Maybe the cost of multiple read heads?
 
If you are all so smart why dont you reply to her here? lgrupp@cs.ucsd.edu
 
There is a tape drive that was mostly an experiment to see how high they can go... it was the size of a car and length of nearly a mile... That had the capacity of 15.6TB this was of course never used because nobody in their right mind thought ANYONE would need this much storage. they didn't even use TB they used MB to measure it. Not sure of the date but I'd say it was late 1980s
 
Having been in the PC business for over 20 years, anyone who tells me where tech will max out in 5+ years is foolish. Going out to 2024 is more so. How about optical and magnetic drives go obsolete when holigraphic technology is discovered in 2018? HA!
 
Do you remember what devices and technologies were used 12years ago?FDD,MD,CD-RW...craps!

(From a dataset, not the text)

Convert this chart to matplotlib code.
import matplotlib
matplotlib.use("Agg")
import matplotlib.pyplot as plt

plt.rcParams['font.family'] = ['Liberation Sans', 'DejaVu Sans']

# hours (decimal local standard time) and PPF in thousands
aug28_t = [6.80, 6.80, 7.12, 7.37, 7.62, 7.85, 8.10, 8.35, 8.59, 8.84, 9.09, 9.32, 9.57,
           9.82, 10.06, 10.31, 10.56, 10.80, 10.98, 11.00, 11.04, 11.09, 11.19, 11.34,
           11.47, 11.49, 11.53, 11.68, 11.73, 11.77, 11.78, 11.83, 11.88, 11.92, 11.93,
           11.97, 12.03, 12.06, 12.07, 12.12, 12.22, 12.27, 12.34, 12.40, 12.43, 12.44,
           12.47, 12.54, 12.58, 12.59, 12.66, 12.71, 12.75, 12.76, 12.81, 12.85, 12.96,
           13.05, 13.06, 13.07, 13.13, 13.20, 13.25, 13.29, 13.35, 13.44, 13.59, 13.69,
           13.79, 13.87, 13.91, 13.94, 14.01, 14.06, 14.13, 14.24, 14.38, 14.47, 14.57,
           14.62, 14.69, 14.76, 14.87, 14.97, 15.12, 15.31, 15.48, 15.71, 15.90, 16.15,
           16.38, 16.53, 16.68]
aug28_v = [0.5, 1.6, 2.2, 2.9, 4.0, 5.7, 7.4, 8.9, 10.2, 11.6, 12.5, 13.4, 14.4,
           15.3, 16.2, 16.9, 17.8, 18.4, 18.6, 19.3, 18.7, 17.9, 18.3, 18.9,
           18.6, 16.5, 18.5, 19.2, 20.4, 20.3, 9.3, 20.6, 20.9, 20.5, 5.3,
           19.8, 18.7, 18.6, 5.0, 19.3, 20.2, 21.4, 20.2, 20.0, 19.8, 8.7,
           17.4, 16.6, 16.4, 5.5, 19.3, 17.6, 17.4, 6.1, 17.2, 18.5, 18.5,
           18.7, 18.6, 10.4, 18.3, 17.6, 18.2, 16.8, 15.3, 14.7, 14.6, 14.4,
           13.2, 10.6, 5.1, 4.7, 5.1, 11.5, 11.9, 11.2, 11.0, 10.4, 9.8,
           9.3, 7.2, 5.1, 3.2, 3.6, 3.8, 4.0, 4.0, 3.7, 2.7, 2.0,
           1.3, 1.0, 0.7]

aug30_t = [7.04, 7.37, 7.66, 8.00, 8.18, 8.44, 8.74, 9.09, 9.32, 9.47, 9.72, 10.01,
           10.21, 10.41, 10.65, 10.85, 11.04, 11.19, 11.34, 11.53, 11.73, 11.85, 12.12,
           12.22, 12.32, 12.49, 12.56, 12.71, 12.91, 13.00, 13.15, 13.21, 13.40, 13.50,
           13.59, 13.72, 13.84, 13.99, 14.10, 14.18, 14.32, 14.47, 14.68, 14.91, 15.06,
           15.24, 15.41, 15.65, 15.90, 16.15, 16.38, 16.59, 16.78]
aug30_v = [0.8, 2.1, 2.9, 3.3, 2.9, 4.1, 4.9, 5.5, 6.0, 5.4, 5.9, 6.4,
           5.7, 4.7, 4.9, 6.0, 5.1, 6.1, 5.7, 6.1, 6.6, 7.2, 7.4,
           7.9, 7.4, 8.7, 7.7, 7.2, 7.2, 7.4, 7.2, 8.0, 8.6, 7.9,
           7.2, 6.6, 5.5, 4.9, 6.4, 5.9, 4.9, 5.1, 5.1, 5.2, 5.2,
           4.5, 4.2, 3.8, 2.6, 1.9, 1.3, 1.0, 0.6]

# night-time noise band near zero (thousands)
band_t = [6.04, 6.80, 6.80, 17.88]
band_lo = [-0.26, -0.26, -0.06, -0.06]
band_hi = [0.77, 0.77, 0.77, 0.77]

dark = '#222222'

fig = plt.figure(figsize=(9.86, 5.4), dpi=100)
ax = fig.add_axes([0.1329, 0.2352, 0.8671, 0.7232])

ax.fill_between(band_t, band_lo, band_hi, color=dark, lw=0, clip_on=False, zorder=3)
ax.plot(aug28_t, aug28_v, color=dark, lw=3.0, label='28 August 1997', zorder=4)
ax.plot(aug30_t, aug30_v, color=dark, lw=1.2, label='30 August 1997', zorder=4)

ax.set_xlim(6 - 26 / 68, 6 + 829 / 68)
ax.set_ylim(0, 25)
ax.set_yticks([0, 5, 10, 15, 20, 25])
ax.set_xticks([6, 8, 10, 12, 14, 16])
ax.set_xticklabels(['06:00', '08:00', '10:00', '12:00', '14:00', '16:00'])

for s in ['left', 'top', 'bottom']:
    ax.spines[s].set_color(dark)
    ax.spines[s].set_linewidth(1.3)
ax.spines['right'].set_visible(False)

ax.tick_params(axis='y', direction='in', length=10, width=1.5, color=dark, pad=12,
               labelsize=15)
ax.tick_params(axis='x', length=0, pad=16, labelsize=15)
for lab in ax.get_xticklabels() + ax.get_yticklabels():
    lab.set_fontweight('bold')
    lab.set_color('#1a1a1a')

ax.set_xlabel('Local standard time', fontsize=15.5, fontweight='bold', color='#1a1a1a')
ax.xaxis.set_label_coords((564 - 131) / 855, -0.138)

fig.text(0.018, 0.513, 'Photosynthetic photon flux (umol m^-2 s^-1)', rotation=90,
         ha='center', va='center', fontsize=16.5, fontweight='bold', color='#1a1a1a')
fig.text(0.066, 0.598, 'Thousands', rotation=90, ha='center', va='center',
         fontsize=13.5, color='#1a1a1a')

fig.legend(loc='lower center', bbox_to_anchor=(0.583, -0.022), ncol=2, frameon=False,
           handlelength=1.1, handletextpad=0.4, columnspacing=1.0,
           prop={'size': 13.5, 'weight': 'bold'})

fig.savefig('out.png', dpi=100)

12 years ahead!?NAND flash SSD will be crap,too.
 
2024... Honestly I would be surprised if most of what I'll be cramming in my new computer shortly will not see major hardware change; or complete replacement by a superior tech over a 12 year period. ie; for simpletons; Jump between super nintendo and xbox over a 12 year-ish period. Here's a question will I still be putting gas in my car in 2024.
 
Freggo: In 1966, a removable hard disk weighed about 2 lbs for each Meg in IBM's 5 and 10 Meg drives, and had to be hefted all day long into and out of IBM Hard Drive Enclosures as big as modern dishwashers. What we now have was my idea of the far distant future's unbelievable computer wonders.
 
If size is an issue, why not just make SSDs the same size as normal hard disks?
 
[citation][nom]stingstang[/nom]You left out that tape drives from back in the 1990s still have more capacity than most HDD's today. If a company wanted to, it could have kept innovating that type of data storage, and we'd all have tapes in our computers. The world just went a different way..[/citation]

Try accessing data in the middle of the tape...
Tapes are ok for backup of course, but as a live online storage medium they are basically useless.